In an effort to alleviate growing concern over identity theft, more and more Americans are placing fraud alerts on credit records even before they have become a victim. Though placing a fraud alert may help lessen the chance for identity theft to occur, Europ Assistance USA, the professional ally for people in crisis or distress, advises concerned Americans to not rely on this as a means of preventing identity theft.
Approximately 15 million Americans were victims of identity theft in 2006 according to a Gartner study done in coordination with the Identity Theft Resource Center. And the crime continues to grow specifically due to the increased use of the Internet and online records. Although proactive measures have become more commonplace in the last few years, as reported in 2004, victims still spent an average of 300 hours recovering from this crime, often over a period of several years.
Today, Americans are placing an increased number of proactive fraud alerts on credit records. Due to the fact that the fraud alerts are free of charge to anyone and can be placed repeatedly every 90 days, Americans perceive them to protect more than they do.
Myth: Fraud alerts are the premiere form of protection and prevention against identity theft.
Fact: The alert signals credit agencies to contact you to check that you placed an incoming credit application and that the application is in fact valid. Unfortunately, this is not a foolproof system of preventing new credit from being issued in your name. In fact, some credit issuers do not even see the fraud alert because they do not use credit reports prior to issuing credit. This step also does not prevent criminals from using your existing accounts to commit fraud.
Myth: Fraud alerts protect your credit records and accounts 100 percent of the time.
Fact: Due to the above stated circumstance, the Identity Theft Resource Center believes that proactive fraud alerts are effective only about 70 percent of the time.
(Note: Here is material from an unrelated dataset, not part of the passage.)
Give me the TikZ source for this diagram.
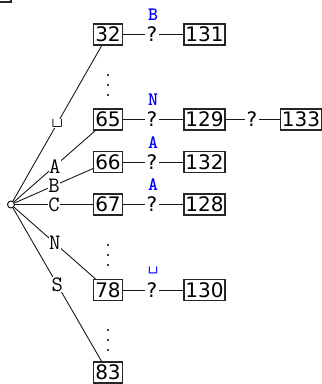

Although placing a fraud alert is a proactive way to diminish the chance of identity theft, it is a relatively indirect method of completely preventing the crime for those who have been victims or those who are considerably concerned.
For those who have suffered from such crimes or are particularly worried, Europ Assistance USA recommends placing a credit freeze, or locking access to credit files, on your credit record. A much more complete solution, a credit freeze prevents any lines of credit from being issued -- a helping hand to those suffering from the crime or concerned that they may be at risk.
"A credit freeze is unmatchable to any other prevention method out there at this time. Fraud alerts are an important part of responding to an actual identity theft, but using them before any theft has occurred does not make a person immune to the crime," said Guillaume Deybach, president and CEO of Europ Assistance USA. "In our Gold level identity theft resolution program, customers can freeze and unfreeze their credit at any time free of charge."
Freezing your account and unfreezing it when needed for credit approval is a way to prevent damage to your credit and allows you to maintain control of your credit record and your identity. Although you may be prevented from obtaining instant credit, the reassurance of a higher level of security is a comfort to concerned Americans. When needed, credit reports can be thawed for specific periods of time and for specific companies to see, neither of which affects your credit score. Free for any victim, the service can cost those interested in proactive measures anywhere from $2-$20 for each freeze of unfreezing of a report.